Fanny Liatard and Jérémy Trouilh's film of the same name, their debut, tells the story of Youri (Alseni Bathily) as he campaigns to save the block from demolition and, more so, the break up of the interconnected patchwork of, often marginalised, lives of the people that live there.
Youri's not like the other youngsters who prefer to sit around, talking football, bantering and boasting. He's intelligent, sensitive, peaceful, and excessively fond of Gagarine - the block - and Gagarin - the cosmonaut. All space in fact. Since being abandoned by his mother he has struck up an almost maternal friendship with block resident Fari (Farida Rahouadj) as well as a similarly fraternal one with his friend Houssam (Jamil McCraven).
All this is threatened should Gagarine be destroyed. But Gagarine is not simply a schematic piece of social realist drama. In places it is that but it is also equal parts a rites of passage story, a meditative study on the power of place and belonging, and even a romance of sorts.
Youri lives in a world of cranes, caravans, poverty, plastic chairs, and faceless officials but he seeks, via his love of outer space and his kindness towards others, to elevate himself into a different sphere. At one point he makes a moving comment about the 'celestial suburbs' he lives in. The centre, he contends, like those in space, cannot shine so brightly without them.
When a young, pretty, and intelligent Roma girl Diana (Lyna Khoudri) becomes friends with Youri and Houssam the three of them embark on a series of small adventures as they seek ways to thwart city planners. Another who comes into their orbit is Dali (Finnegan Oldfield), a small time drug dealer forever getting into fights and other scrapes. Dali is a boy lost in a man's body and his true vocation, it is suggested more than once, to become a whirling dervish seems as out of reach as Youri's dreams of travelling into distant galaxies.
But it is the dynamic between Youri and Diana, as well as that between Youri and the block itself, that is the film's most powerful.
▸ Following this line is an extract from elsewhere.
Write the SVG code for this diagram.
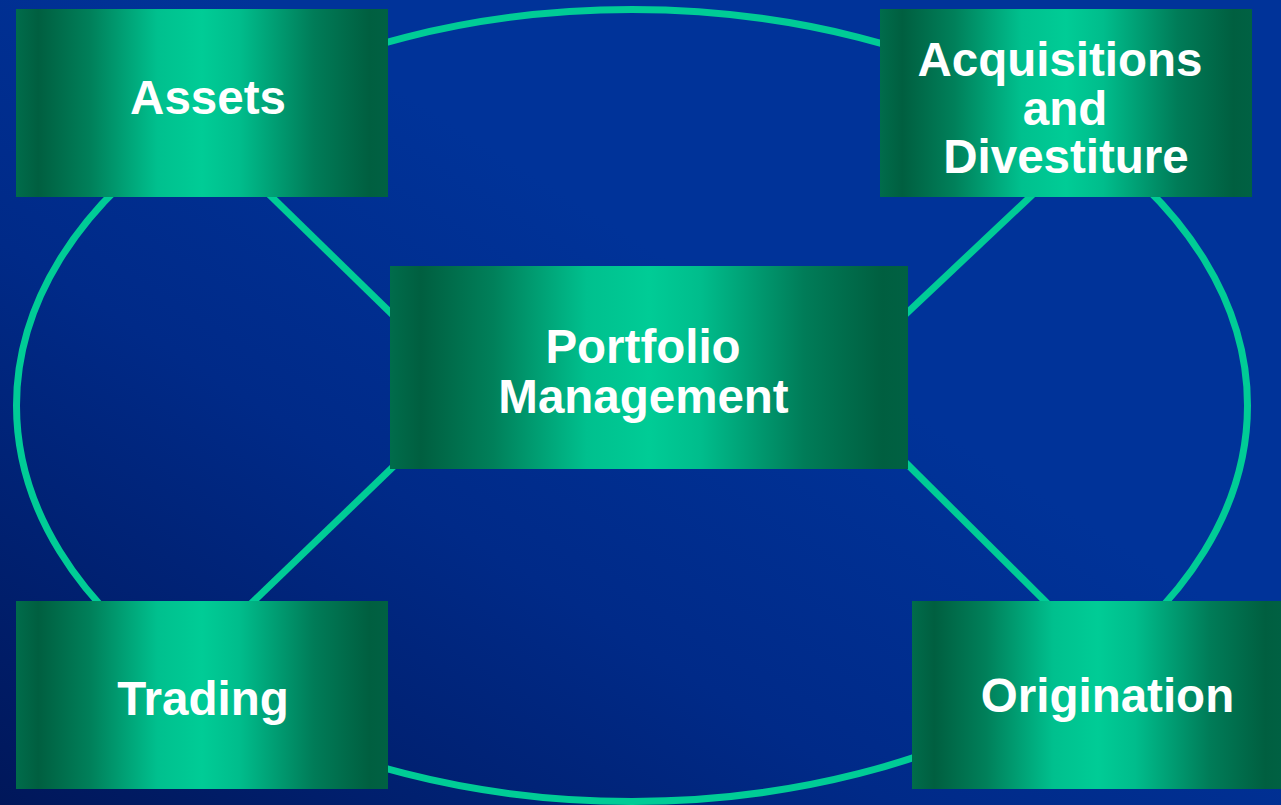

Underpinned by a brilliant soundtrack (mostly by Evgueni and Sacha Galperine but with songs by, perhaps unsurprisingly, Serge Gainsbourg and, maybe less obviously, The Streets), beautifully shot, and with two wonderful central performances by Bathily and Khoudri, Gagarine aims for the stars and if it doesn't quite reach infinity and beyond it is still a trip worth taking.